The connection to aggregation errors downstream
Here is why this matters beyond row counts. Any aggregation you run after a
fan-out join is wrong in proportion to the duplication. A SUM of revenue on
an inflated frame double-counts or triple-counts every affected record. A
COUNT(DISTINCT) on a column that came from the left table is unaffected —
distinct values are still distinct — but a plain COUNT is wrong. A MEAN
can go either way depending on which side the fan-out comes from.
This is the subtlety that makes join inflation genuinely dangerous rather than merely inconvenient. You can have a 3x inflation and still get a plausible number in your final aggregation, because the inflation and the averaging partially cancel. You will not see an obviously wrong value, you will see a quietly wrong value — one that looks reasonable, passes a casual sanity check, and gets committed to a dashboard.
The finance team’s number will be different.

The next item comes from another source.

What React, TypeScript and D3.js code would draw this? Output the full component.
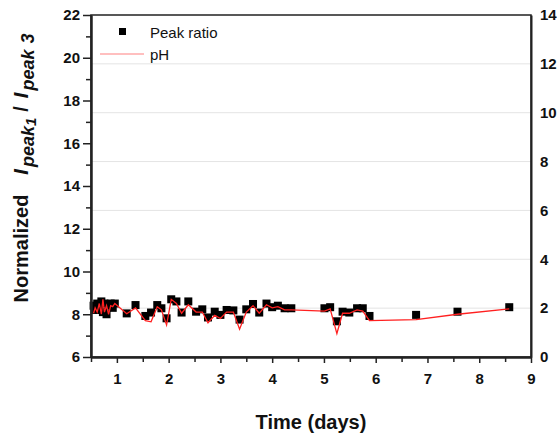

It will take two days to figure out why.
What to carry from here
The mental model to internalize is not “watch out for duplicates.” That is too vague. The model is: before every merge, answer two questions. What is the cardinality of this join — what relationship should hold between the key on each side? And have I verified that the data in front of me actually satisfies that relationship?
Declaring validate= at merge time forces you to answer both questions at
code-writing time rather than at incident-investigation time. It adds one
argument to a function call. It saves the kind of engineering time that gets
measured in full days.
Joins are not retrieval operations. They are multiplication operations. The row count of the output is determined by the combinatorics of matching pairs, not by the row count of either input. Once that reframing settles in, the fan-out behavior stops being surprising and starts being predictable — and predictable problems are problems you can prevent.